You cannot sum up behaviour as easy as a bunch of numbers. “The experiences in our life ultimately determine our perspective. It is the culmination of experiences that ultimately shape our unique reality.” Not just one event.
Business/IT tends to care more about their processes and code then the user. Much like in family feud, the user stands in the sound proof booth and they know the answer but can’t tell the people who are up on stage (business & IT). We don’t take the time to talk to our users. Take the time to find out about the people you are designing for.
Seek First to Understand Then be Understood:
Find the reconcile force… Write out all the things you disagree about then move forward on all the things you agree about. This is where personas and wireframes come into play as a tool. They are tools to communicate ideas. Move forward from there with the how. (How do I get buy in for my ideas?)
No One is an Expert:
The industry is only ten years old. How many ten year olds do you know that have the answers to everything? According to Malcolm Gladwell it takes 10K hours to master anything.
Most of our work is about conveying meaning to others for others. By focusing on data points, we miss the emotion and the perception. (ie the Human Side AND the opportunity to connect.)
If you seem stuck then the answer may not be logical. Draw, do something creative, it’ll free up your mind and help you think outside the box.

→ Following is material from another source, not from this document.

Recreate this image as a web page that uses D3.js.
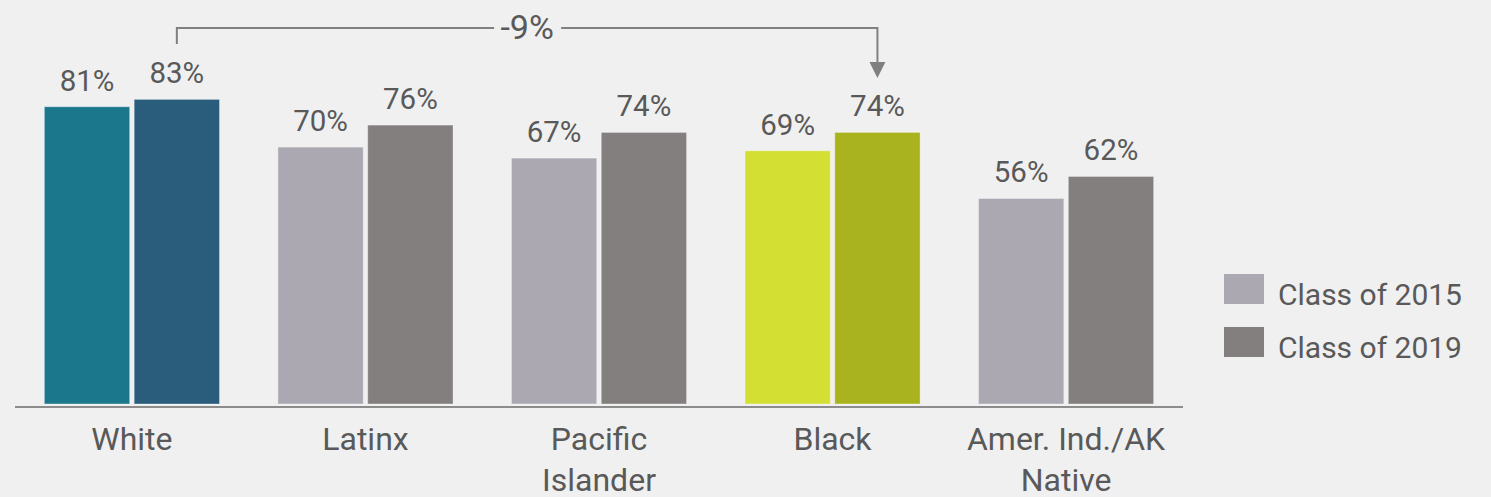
<!DOCTYPE html>
<html>
<head>
<meta charset="utf-8">
<script src="https://cdn.jsdelivr.net/npm/d3@7"></script>
<style>
    body { margin: 0; background: #f0f0f0; }
    svg { display: block; font-family: Roboto, "Open Sans", sans-serif; }
    .value-label { fill: #595959; font-size: 29.5px; text-anchor: middle; }
    .gap-label { fill: #595959; font-size: 34px; text-anchor: middle; }
    .cat-label { fill: #595959; font-size: 32px; text-anchor: middle; }
    .legend-text { fill: #595959; font-size: 30px; }
</style>
</head>
<body>
<div id="chart"></div>
<script>
// Chart data
const categories = ["White", "Latinx", "Pacific Islander", "Black", "Amer. Ind./AK Native"];
const categoryLines = [["White"], ["Latinx"], ["Pacific", "Islander"], ["Black"], ["Amer. Ind./AK", "Native"]];
const seriesNames = ["Class of 2015", "Class of 2019"];
const class2015 = [81, 70, 67, 69, 56];
const class2019 = [83, 76, 74, 74, 62];

// Colours: highlighted groups get their own pair, the rest are grey
const greyPair = ["#aba8b2", "#837f7e"];
const highlightColors = {
    "White": ["#1b788c", "#2a5d7c"],
    "Black": ["#d4df33", "#a9b21f"]
};

const width = 1491;
const height = 497;
const baseline = 404;

const svg = d3.select("#chart")
    .append("svg")
    .attr("width", width)
    .attr("height", height);

svg.append("rect")
    .attr("width", width)
    .attr("height", height)
    .attr("fill", "#f0f0f0");

// Scales
const x0 = d3.scaleBand()
    .domain(categories)
    .range([14, 1184])
    .paddingInner(0.25)
    .paddingOuter(0.13);

const x1 = d3.scaleBand()
    .domain(seriesNames)
    .range([0, x0.bandwidth()])
    .paddingInner(0.05);

const y = d3.scaleLinear()
    .domain([0, 100])
    .range([baseline, 37]);

const rows = categories.map((c, i) => ({
    category: c,
    values: [
        { series: seriesNames[0], value: class2015[i], idx: 0 },
        { series: seriesNames[1], value: class2019[i], idx: 1 }
    ]
}));

const groups = svg.selectAll("g.group")
    .data(rows)
    .enter()
    .append("g")
    .attr("class", "group")
    .attr("transform", d => `translate(${x0(d.category)}, 0)`);

groups.selectAll("rect")
    .data(d => d.values.map(v => ({ ...v, category: d.category })))
    .enter()
    .append("rect")
    .attr("x", d => x1(d.series))
    .attr("y", d => y(d.value))
    .attr("width", x1.bandwidth())
    .attr("height", d => y(0) - y(d.value))
    .attr("fill", d => (highlightColors[d.category] || greyPair)[d.idx])
    .attr("stroke", "rgba(255,255,255,0.35)")
    .attr("stroke-width", 1);

// Value labels above bars
groups.selectAll("text.value-label")
    .data(d => d.values)
    .enter()
    .append("text")
    .attr("class", "value-label")
    .attr("x", d => x1(d.series) + x1.bandwidth() / 2)
    .attr("y", d => y(d.value) - 16)
    .text(d => d.value + "%");

// Baseline axis
svg.append("line")
    .attr("x1", 15)
    .attr("x2", 1183)
    .attr("y1", baseline + 3)
    .attr("y2", baseline + 3)
    .attr("stroke", "#8c8c8c")
    .attr("stroke-width", 2);

// Category labels
categories.forEach((c, i) => {
    const t = svg.append("text")
        .attr("class", "cat-label")
        .attr("x", x0(c) + x0.bandwidth() / 2)
        .attr("y", 450);
    categoryLines[i].forEach((line, j) => {
        t.append("tspan")
            .attr("x", x0(c) + x0.bandwidth() / 2)
            .attr("dy", j === 0 ? 0 : 41)
            .text(line);
    });
});

// Gap annotation between White and Black class of 2019
const fromX = x0("White") + x1(seriesNames[1]) + x1.bandwidth() / 2;
const toX = x0("Black") + x1(seriesNames[1]) + x1.bandwidth() / 2;
const gap = class2019[categories.indexOf("Black")] - class2019[categories.indexOf("White")];
const midX = (fromX + toX) / 2;
const lineY = 28;

const annot = svg.append("g");
annot.append("path")
    .attr("d", `M${fromX},44 V${lineY} H${midX - 33}`)
    .attr("fill", "none")
    .attr("stroke", "#808080")
    .attr("stroke-width", 2);
annot.append("path")
    .attr("d", `M${midX + 34},${lineY} H${toX} V64`)
    .attr("fill", "none")
    .attr("stroke", "#808080")
    .attr("stroke-width", 2);
annot.append("path")
    .attr("d", `M${toX - 8},62 L${toX + 8},62 L${toX},78 Z`)
    .attr("fill", "#808080");
annot.append("text")
    .attr("class", "gap-label")
    .attr("x", midX)
    .attr("y", 39)
    .text(gap + "%");

// Legend
const legend = svg.append("g")
    .attr("transform", "translate(1224, 274)");

const legendItems = legend.selectAll("g")
    .data(seriesNames)
    .enter()
    .append("g")
    .attr("transform", (d, i) => `translate(0, ${i * 53})`);

legendItems.append("rect")
    .attr("width", 40)
    .attr("height", 30)
    .attr("fill", (d, i) => greyPair[i]);

legendItems.append("text")
    .attr("class", "legend-text")
    .attr("x", 54)
    .attr("y", 31)
    .text(d => d);
</script>
</body>
</html>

Trust is predicated on an understanding of what it is that you are trying to communicate. Trust is the biggest issue on the web, in the marketplace, in business, in government… it’s everywhere today. The web is a conversation but do you know WHO you are talking to?
We define the people we meet by WHAT they do not WHO they are. Human experience and what we remember cannot be put into a number.
“Designers have imagination, empathy, and intuition, which is just as legitimate as statistical data and are grounded in knowledge and principles. Design is an argumentative process and as the design must be argued for so too must the data. Neither is the final answer or truth; instead there’s a process of discovery and understanding.” – Uday Gayendar, VOIP for Oracle, Adobe, & Cisco
The only way to truly understand someone is the ability to connect with them in a balanced way.
“…no one will remember you for the car you drove of the things you owned. In life, what matters most at the connections you make with other people and the personal impact you had on their lives…” – William Oliver, Farmer (My Dad said something similar to me when a close personal friend died unexpectedly: “No one will remember you at the office.”)
We have so much potential and yet we squander it on useless data points.